--- Provided material ---

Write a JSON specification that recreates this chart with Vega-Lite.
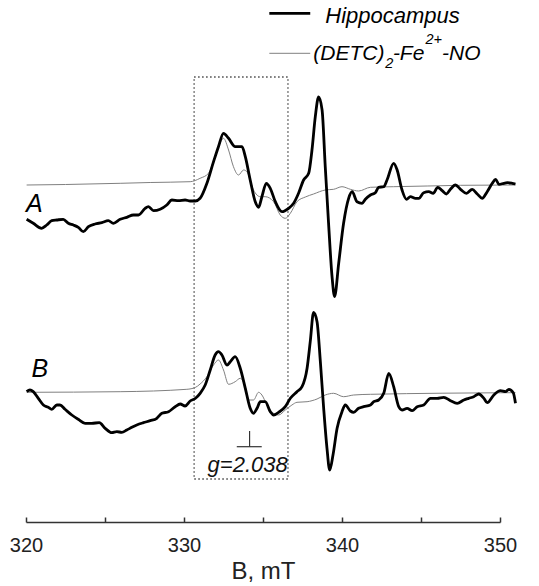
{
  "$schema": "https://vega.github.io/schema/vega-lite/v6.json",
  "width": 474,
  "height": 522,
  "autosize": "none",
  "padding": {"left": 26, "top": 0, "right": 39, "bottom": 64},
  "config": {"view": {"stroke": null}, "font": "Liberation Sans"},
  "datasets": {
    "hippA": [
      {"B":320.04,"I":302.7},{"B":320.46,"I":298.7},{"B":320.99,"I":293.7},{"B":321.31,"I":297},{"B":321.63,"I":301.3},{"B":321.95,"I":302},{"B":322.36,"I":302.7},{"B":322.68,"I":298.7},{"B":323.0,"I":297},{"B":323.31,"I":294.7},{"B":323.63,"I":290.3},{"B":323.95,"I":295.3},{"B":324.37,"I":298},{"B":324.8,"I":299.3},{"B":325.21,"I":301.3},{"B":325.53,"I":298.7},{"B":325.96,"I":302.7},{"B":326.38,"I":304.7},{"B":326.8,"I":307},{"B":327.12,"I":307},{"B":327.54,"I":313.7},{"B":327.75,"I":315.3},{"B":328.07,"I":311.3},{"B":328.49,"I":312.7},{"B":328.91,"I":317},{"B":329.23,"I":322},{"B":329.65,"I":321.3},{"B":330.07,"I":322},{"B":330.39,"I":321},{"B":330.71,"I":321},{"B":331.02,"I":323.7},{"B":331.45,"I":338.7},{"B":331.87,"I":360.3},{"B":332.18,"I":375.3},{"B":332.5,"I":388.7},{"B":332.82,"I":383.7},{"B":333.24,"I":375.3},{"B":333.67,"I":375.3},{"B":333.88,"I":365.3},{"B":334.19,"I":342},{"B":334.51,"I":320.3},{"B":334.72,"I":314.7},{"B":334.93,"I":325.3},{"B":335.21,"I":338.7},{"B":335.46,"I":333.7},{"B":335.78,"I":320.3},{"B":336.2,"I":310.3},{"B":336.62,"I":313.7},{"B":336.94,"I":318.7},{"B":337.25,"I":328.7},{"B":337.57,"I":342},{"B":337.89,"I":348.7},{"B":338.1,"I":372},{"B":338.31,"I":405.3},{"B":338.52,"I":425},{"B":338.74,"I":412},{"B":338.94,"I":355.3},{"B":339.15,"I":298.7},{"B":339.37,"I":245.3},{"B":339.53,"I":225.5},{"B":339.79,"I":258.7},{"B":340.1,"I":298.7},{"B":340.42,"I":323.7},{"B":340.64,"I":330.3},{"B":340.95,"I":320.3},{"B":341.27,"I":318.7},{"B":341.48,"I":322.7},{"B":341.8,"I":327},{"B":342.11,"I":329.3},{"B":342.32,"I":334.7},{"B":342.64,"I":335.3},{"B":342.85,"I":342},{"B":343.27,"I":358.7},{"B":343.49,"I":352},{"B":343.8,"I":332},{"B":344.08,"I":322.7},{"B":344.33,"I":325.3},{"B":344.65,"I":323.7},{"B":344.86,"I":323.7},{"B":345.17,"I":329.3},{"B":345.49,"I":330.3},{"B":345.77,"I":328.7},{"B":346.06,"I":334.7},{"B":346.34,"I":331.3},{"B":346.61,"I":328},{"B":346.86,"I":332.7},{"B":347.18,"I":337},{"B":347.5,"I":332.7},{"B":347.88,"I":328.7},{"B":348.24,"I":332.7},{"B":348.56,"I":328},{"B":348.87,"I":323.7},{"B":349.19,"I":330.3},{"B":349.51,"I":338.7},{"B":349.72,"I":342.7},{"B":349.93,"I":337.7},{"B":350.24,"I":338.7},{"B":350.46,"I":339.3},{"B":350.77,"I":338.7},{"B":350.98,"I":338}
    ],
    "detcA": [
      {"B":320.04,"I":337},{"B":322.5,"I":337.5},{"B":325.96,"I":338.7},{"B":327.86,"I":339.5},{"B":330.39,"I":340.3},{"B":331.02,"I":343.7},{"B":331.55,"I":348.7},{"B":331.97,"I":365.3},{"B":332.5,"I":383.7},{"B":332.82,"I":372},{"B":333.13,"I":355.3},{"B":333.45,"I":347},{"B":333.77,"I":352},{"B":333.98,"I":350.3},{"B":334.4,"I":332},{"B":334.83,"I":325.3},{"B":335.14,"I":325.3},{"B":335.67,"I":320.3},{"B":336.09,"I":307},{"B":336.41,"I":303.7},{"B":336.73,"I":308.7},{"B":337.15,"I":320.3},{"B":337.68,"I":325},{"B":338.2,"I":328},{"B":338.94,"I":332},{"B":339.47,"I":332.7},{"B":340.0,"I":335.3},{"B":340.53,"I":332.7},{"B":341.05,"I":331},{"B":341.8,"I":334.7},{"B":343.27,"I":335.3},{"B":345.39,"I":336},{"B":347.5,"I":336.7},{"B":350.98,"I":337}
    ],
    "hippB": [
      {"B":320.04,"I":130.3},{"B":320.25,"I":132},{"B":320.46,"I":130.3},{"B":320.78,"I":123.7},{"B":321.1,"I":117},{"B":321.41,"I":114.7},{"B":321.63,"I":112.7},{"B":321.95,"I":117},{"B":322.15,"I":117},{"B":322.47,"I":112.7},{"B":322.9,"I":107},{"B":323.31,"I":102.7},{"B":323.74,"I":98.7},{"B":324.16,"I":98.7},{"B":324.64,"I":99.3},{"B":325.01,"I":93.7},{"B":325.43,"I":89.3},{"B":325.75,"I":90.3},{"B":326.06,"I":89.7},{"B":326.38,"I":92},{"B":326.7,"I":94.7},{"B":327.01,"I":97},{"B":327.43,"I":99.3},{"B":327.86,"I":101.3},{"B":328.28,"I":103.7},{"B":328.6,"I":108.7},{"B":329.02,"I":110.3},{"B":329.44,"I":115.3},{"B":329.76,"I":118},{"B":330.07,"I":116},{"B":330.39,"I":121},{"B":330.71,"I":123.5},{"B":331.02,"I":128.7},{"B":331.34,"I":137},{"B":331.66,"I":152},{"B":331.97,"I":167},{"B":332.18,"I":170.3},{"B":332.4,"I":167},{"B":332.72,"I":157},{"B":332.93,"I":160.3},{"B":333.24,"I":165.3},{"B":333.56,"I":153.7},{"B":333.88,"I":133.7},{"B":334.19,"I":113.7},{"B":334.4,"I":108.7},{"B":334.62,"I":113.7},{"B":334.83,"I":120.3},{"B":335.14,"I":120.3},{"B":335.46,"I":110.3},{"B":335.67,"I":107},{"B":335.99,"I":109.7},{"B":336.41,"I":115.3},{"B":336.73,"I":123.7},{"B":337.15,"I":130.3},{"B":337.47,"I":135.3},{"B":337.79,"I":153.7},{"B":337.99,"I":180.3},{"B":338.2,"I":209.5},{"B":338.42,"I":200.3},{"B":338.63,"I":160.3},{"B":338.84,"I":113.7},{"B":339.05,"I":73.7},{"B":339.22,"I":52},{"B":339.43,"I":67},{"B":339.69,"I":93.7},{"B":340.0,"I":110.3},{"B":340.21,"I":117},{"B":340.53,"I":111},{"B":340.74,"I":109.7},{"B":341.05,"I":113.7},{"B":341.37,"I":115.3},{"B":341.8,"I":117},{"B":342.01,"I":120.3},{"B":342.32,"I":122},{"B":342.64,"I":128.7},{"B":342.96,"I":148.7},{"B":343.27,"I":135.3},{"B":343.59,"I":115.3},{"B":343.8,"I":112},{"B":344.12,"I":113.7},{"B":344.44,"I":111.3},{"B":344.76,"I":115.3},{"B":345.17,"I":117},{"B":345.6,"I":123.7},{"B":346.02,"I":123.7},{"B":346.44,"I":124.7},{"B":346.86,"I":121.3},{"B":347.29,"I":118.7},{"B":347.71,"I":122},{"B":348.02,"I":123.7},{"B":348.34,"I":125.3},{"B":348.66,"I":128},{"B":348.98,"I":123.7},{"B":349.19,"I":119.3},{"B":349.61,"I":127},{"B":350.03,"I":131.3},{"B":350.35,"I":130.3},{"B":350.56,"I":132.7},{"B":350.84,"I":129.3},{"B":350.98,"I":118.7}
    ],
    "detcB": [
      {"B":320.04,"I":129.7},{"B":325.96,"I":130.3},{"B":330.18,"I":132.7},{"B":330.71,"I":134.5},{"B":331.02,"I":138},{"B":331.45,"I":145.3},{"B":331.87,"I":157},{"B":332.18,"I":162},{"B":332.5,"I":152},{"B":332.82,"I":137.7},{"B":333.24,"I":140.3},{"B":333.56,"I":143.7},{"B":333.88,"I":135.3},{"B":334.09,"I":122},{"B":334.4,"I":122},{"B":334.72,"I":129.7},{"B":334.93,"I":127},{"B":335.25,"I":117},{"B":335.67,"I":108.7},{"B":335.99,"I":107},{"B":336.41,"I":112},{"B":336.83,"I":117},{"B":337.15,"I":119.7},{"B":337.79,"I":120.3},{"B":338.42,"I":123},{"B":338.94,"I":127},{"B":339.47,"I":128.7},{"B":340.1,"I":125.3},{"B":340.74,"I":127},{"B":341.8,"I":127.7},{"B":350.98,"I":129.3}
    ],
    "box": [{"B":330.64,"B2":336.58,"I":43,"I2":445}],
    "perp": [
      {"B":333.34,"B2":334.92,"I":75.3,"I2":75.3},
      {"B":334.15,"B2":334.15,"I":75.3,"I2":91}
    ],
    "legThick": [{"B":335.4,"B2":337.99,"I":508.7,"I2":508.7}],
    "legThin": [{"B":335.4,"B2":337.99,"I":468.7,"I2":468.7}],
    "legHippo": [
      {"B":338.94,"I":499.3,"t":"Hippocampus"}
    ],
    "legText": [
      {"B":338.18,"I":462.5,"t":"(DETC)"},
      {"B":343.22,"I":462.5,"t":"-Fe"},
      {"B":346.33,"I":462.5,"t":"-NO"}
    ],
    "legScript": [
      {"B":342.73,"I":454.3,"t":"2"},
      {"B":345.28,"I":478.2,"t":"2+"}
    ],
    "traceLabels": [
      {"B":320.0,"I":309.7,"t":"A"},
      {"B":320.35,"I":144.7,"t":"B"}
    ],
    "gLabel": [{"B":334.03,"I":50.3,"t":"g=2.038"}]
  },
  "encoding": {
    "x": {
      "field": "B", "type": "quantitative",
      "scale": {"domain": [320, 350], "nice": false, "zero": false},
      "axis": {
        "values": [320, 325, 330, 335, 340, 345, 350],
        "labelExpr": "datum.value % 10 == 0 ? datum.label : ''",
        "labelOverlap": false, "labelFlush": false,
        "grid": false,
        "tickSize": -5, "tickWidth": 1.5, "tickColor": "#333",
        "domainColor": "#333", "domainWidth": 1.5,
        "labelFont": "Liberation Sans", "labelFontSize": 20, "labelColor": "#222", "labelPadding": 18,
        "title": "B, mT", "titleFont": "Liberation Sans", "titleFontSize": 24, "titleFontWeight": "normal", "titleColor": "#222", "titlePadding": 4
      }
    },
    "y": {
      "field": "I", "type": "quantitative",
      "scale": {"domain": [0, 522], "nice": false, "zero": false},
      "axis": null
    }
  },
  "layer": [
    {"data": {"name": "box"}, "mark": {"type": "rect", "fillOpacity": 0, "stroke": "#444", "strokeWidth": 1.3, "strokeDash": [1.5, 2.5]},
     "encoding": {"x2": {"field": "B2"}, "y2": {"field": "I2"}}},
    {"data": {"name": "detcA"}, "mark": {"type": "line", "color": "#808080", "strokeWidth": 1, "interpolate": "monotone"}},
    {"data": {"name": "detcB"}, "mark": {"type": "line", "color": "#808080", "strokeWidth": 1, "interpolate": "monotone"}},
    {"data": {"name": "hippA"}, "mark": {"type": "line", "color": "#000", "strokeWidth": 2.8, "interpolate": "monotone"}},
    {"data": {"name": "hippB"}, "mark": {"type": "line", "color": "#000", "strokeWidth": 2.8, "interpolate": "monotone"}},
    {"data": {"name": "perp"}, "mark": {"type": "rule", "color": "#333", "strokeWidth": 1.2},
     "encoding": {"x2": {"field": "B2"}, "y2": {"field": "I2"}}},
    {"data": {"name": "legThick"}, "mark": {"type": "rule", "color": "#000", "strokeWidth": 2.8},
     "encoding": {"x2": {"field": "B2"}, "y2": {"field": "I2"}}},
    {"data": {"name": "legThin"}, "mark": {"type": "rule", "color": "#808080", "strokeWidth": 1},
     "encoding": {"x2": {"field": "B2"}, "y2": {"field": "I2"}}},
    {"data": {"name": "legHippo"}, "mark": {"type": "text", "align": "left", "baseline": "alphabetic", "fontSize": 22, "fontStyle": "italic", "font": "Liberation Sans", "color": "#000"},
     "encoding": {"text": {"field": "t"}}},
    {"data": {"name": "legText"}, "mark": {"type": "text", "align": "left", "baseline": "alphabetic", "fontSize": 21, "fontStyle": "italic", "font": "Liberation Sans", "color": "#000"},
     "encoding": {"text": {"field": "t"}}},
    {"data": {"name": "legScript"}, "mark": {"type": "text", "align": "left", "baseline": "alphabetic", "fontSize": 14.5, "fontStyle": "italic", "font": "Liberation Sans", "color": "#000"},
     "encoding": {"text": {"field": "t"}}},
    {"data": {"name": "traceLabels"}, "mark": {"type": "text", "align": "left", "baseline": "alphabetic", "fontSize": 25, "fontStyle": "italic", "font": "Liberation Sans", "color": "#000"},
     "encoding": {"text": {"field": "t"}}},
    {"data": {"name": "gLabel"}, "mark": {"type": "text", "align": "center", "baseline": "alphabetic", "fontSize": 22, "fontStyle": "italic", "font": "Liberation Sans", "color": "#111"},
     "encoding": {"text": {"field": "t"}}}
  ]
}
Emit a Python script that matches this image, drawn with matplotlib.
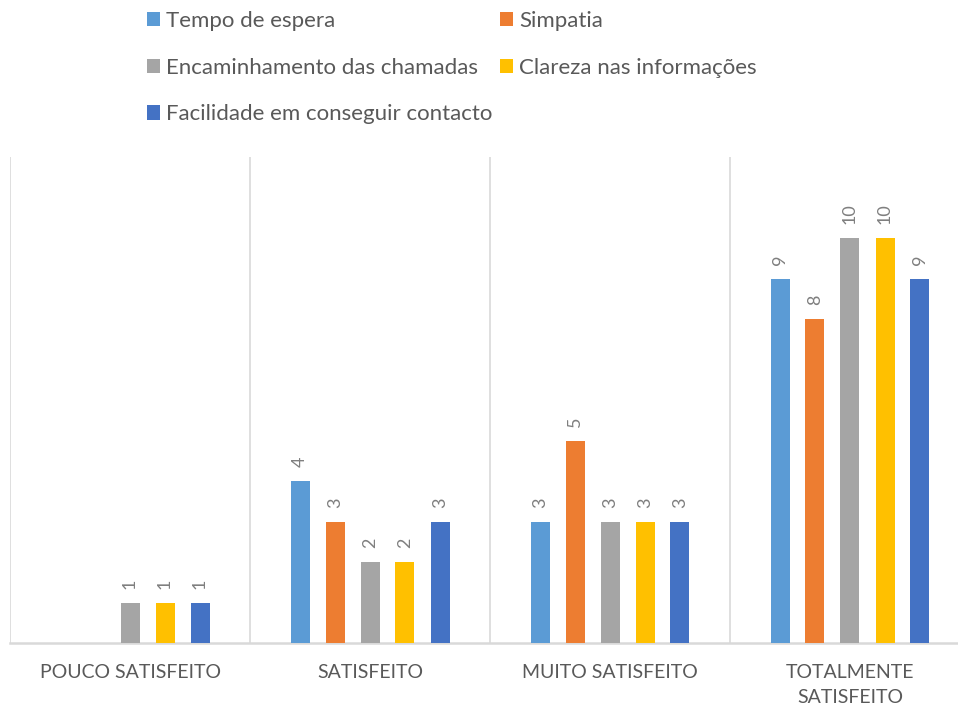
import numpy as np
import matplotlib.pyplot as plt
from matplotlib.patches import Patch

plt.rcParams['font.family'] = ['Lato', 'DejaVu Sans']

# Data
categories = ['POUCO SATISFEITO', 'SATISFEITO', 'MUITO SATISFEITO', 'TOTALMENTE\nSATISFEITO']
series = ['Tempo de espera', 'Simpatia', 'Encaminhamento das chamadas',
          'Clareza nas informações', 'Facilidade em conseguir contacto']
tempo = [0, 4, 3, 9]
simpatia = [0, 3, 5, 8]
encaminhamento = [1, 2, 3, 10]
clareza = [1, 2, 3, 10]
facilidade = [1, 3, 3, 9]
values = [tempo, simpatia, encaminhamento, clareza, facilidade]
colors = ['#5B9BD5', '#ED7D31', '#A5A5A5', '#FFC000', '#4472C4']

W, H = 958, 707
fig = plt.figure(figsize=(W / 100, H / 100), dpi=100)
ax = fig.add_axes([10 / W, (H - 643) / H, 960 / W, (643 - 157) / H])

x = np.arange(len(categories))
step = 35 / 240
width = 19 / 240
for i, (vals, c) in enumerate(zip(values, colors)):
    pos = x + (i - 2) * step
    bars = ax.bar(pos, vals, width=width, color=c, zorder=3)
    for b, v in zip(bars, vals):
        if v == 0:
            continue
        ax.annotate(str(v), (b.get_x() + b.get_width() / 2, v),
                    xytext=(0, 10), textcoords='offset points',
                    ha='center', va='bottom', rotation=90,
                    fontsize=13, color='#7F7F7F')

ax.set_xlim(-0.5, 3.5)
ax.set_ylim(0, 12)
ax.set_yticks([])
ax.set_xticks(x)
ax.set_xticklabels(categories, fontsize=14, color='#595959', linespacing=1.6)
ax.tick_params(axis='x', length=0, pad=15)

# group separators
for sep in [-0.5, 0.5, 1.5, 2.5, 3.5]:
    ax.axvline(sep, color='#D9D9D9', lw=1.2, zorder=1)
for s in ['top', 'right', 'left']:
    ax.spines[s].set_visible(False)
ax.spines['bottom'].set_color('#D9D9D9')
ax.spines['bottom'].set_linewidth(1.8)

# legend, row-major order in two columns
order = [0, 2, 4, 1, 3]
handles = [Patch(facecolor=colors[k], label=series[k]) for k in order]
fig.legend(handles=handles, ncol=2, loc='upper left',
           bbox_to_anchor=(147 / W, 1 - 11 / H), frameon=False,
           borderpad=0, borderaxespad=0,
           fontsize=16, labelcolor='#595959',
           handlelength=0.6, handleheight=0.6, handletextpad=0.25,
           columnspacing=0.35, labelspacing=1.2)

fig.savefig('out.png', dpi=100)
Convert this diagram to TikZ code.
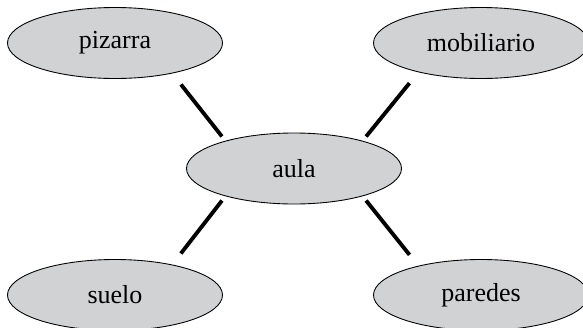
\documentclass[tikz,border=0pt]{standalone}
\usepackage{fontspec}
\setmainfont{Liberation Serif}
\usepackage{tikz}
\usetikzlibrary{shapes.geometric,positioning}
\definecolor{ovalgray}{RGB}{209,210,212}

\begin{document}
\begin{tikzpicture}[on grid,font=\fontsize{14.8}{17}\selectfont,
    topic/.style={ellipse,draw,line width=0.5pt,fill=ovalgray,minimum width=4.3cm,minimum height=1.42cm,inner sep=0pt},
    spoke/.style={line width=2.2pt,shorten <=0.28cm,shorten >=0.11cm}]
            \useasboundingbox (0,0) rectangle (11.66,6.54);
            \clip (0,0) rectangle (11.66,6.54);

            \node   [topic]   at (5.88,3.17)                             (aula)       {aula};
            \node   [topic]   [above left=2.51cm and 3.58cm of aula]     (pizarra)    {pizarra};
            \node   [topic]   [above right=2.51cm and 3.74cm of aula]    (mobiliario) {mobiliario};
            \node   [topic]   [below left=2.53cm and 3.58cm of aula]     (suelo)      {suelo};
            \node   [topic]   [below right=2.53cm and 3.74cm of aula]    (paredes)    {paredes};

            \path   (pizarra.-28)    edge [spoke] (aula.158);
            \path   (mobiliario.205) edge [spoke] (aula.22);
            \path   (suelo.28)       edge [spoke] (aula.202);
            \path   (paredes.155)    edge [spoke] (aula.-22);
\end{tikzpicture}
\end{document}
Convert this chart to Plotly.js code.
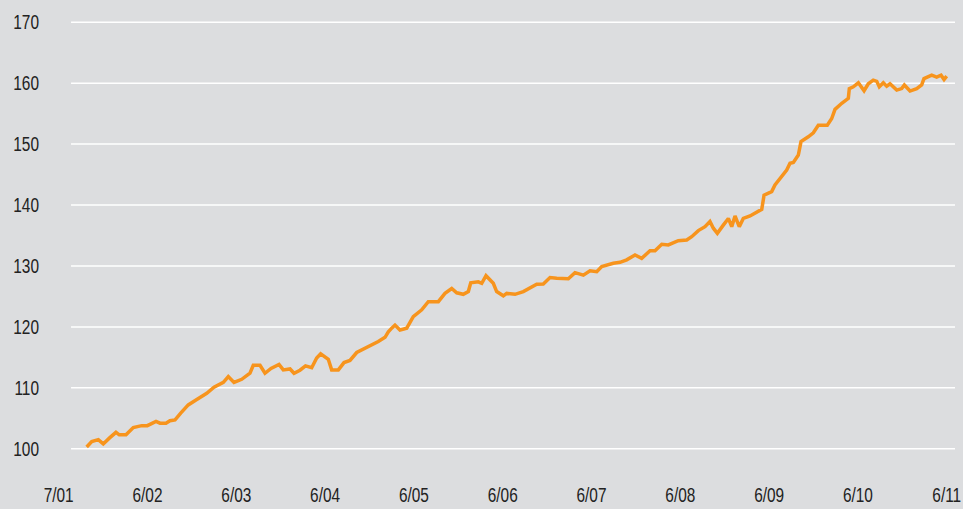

---

* _What the task asks_
Where a line of the records above holds the word "code", copy that line.

* _Correct output_
Convert this diagram to TikZ code.
Convert this chart to Plotly.js code.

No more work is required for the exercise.